Will a Torturer Become CIA Director?

The Senate Intelligence Committee is scheduled on Wednesday to decide whether to recommend that Gina Haspel be confirmed as director of the Central Intelligence Agency. The mind boggles.
It is no secret that Haspel oversaw detainee torture, including waterboarding, at a CIA “black site” base in Thailand. The nonprofit National Security Archive, housed at The George Washington University, reports that Haspel later drafted a cable ordering the destruction of dozens of videotapes of torture sessions, including some from before her arrival. Haspel also helped feed repeated lies about the supposed effectiveness of torture to CIA superiors, Congress, and two presidents.
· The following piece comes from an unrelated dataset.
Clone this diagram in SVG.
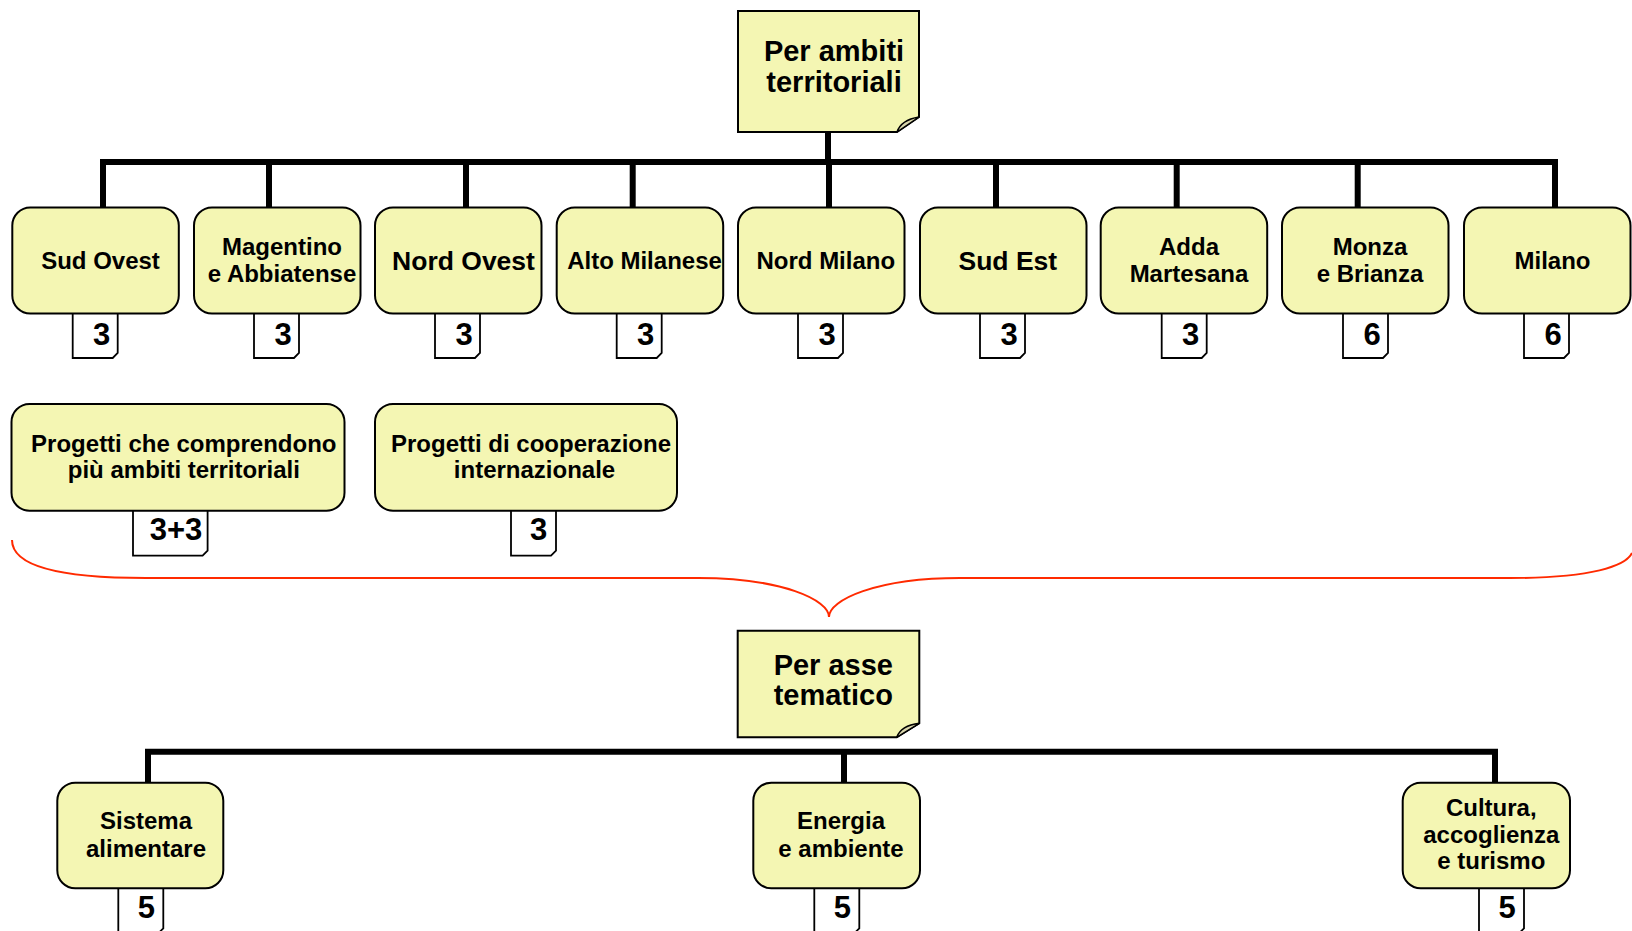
<svg xmlns="http://www.w3.org/2000/svg" width="1632" height="931" viewBox="0 0 1632 931">
<style>
.node{fill:#f4f6b3;stroke:#000;stroke-width:2}
.note{fill:#f4f6b3;stroke:#000;stroke-width:2}
.fold{fill:#d9d6ac;stroke:#000;stroke-width:1.5;stroke-linejoin:round}
.tag{fill:#fff;stroke:#000;stroke-width:1.8}
.t{font-family:"Liberation Sans",Arial,Helvetica,sans-serif;font-weight:bold;fill:#000;text-anchor:middle}
.s24{font-size:24px}
.s26{font-size:26.5px}
.s29{font-size:29px}
.num{font-size:31px}
.conn{fill:none;stroke:#000;stroke-width:6;stroke-linejoin:miter}
.brace{fill:none;stroke:#ff2a00;stroke-width:2}
</style>
<defs>
<path id="tagshape" d="M0,0 V45 H40 L45,40 V0"/>
</defs>

<g id="connectors">
<path class="conn" d="M828,132 V162"/>
<path class="conn" d="M103,208 V162 H1555 V208"/>
<path class="conn" d="M269,162 V208 M466,162 V208 M632.7,162 V208 M829,162 V208 M996,162 V208 M1176.7,162 V208 M1357.7,162 V208"/>
<path class="conn" d="M148,783 V751.7 H1495 V783"/>
<path class="conn" d="M844,751.7 V783"/>
<path class="brace" d="M12,540 C12,566 60,578 146,578 L698,578 C782,578 829,600 829,617 C829,600 876,578 960,578 L1510,578 C1592,578 1626,566 1632,553"/>
</g>

<g id="root-territoriali">
<path class="note" d="M738,11 H919 V117 L897,132 H738 Z"/>
<path class="fold" d="M897,132 Q901,120 919,117 L897,132 Z"/>
<text class="t s29" x="834" y="61">Per ambiti</text>
<text class="t s29" x="834" y="92">territoriali</text>
</g>

<g id="sud-ovest">
<use href="#tagshape" class="tag" x="72.7" y="313"/>
<rect class="node" x="12.3" y="207.5" width="166.5" height="106" rx="18"/>
<text class="t s24" x="100.5" y="269">Sud Ovest</text>
<text class="t num" x="101.7" y="345">3</text>
</g>

<g id="magentino">
<use href="#tagshape" class="tag" x="254" y="313"/>
<rect class="node" x="194" y="207.5" width="166.5" height="106" rx="18"/>
<text class="t s24" x="282" y="254.5">Magentino</text>
<text class="t s24" x="282" y="281.5">e Abbiatense</text>
<text class="t num" x="283" y="345">3</text>
</g>

<g id="nord-ovest">
<use href="#tagshape" class="tag" x="435" y="313"/>
<rect class="node" x="375" y="207.5" width="166.5" height="106" rx="18"/>
<text class="t s26" x="463.5" y="269.5">Nord Ovest</text>
<text class="t num" x="464" y="345">3</text>
</g>

<g id="alto-milanese">
<use href="#tagshape" class="tag" x="616.7" y="313"/>
<rect class="node" x="556.7" y="207.5" width="166.5" height="106" rx="18"/>
<text class="t s24" x="644.5" y="269">Alto Milanese</text>
<text class="t num" x="645.7" y="345">3</text>
</g>

<g id="nord-milano">
<use href="#tagshape" class="tag" x="798" y="313"/>
<rect class="node" x="738" y="207.5" width="166.5" height="106" rx="18"/>
<text class="t s24" x="825.8" y="269">Nord Milano</text>
<text class="t num" x="827" y="345">3</text>
</g>

<g id="sud-est">
<use href="#tagshape" class="tag" x="980" y="313"/>
<rect class="node" x="920" y="207.5" width="166.5" height="106" rx="18"/>
<text class="t s26" x="1007.8" y="269.5">Sud Est</text>
<text class="t num" x="1009" y="345">3</text>
</g>

<g id="adda-martesana">
<use href="#tagshape" class="tag" x="1161.7" y="313"/>
<rect class="node" x="1100.7" y="207.5" width="166.5" height="106" rx="18"/>
<text class="t s24" x="1189" y="254.5">Adda</text>
<text class="t s24" x="1189" y="281.5">Martesana</text>
<text class="t num" x="1190.7" y="345">3</text>
</g>

<g id="monza-brianza">
<use href="#tagshape" class="tag" x="1343" y="313"/>
<rect class="node" x="1282" y="207.5" width="166.5" height="106" rx="18"/>
<text class="t s24" x="1370" y="254.5">Monza</text>
<text class="t s24" x="1370" y="281.5">e Brianza</text>
<text class="t num" x="1372" y="345">6</text>
</g>

<g id="milano">
<use href="#tagshape" class="tag" x="1524" y="313"/>
<rect class="node" x="1464" y="207.5" width="166.5" height="106" rx="18"/>
<text class="t s24" x="1552.5" y="269">Milano</text>
<text class="t num" x="1553" y="345">6</text>
</g>

<g id="piu-ambiti">
<path class="tag" d="M133,510.7 V555.7 H202.6 L207.6,550.7 V510.7"/>
<rect class="node" x="11.5" y="404" width="333" height="106.7" rx="18"/>
<text class="t s24" x="183.8" y="451.7">Progetti che comprendono</text>
<text class="t s24" x="183.8" y="478.3">più ambiti territoriali</text>
<text class="t num" x="176" y="540">3+3</text>
</g>

<g id="cooperazione">
<use href="#tagshape" class="tag" x="511" y="510.7"/>
<rect class="node" x="375" y="404" width="302" height="106.7" rx="18"/>
<text class="t s24" x="531" y="451.7">Progetti di cooperazione</text>
<text class="t s24" x="534.5" y="478.3">internazionale</text>
<text class="t num" x="538.5" y="540">3</text>
</g>

<g id="root-tematico">
<path class="note" d="M737.7,630.7 H919.3 V723.3 L896.7,737.3 H737.7 Z"/>
<path class="fold" d="M896.7,737.3 Q901,725.5 919.3,723.3 L896.7,737.3 Z"/>
<text class="t s29" x="833.3" y="675">Per asse</text>
<text class="t s29" x="833.3" y="705">tematico</text>
</g>

<g id="sistema-alimentare">
<use href="#tagshape" class="tag" x="118.3" y="888.3"/>
<rect class="node" x="57.3" y="782.7" width="166" height="105.6" rx="18"/>
<text class="t s24" x="146" y="829.3">Sistema</text>
<text class="t s24" x="146" y="856.7">alimentare</text>
<text class="t num" x="146.3" y="918.3">5</text>
</g>

<g id="energia-ambiente">
<use href="#tagshape" class="tag" x="814.3" y="888.3"/>
<rect class="node" x="753.3" y="782.7" width="166.7" height="105.6" rx="18"/>
<text class="t s24" x="841" y="829.3">Energia</text>
<text class="t s24" x="841" y="856.7">e ambiente</text>
<text class="t num" x="842.3" y="918.3">5</text>
</g>

<g id="cultura-turismo">
<use href="#tagshape" class="tag" x="1479" y="888.3"/>
<rect class="node" x="1402.7" y="782.7" width="167.3" height="105.6" rx="18"/>
<text class="t s24" x="1491.3" y="816">Cultura,</text>
<text class="t s24" x="1491.3" y="842.5">accoglienza</text>
<text class="t s24" x="1491.3" y="869">e turismo</text>
<text class="t num" x="1507" y="918.3">5</text>
</g>
</svg>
So how does President Donald Trump think he can get this nomination approved? It is a sad story. Polling shows that most Americans, including Catholics, have been persuaded by Hollywood films and TV series, other media, and Trump himself that torture works. “Absolutely, I feel it works,” Trump told ABC News in January 2017.
Given the utilitarian tone dominating the discussion, I will first address whether there is any evidence that torture “works,” and then comment on the tendency to equivocate – in what one might call a jesuitical way – about the morality of torture. I must, however, point out upfront that the civilized world has long since decided that torture is intrinsically evil: always wrong. It is also against international and domestic law, of course. But torture is not wrong because it is illegal. It is the other way around. Torture is illegal because it is just flat wrong – always.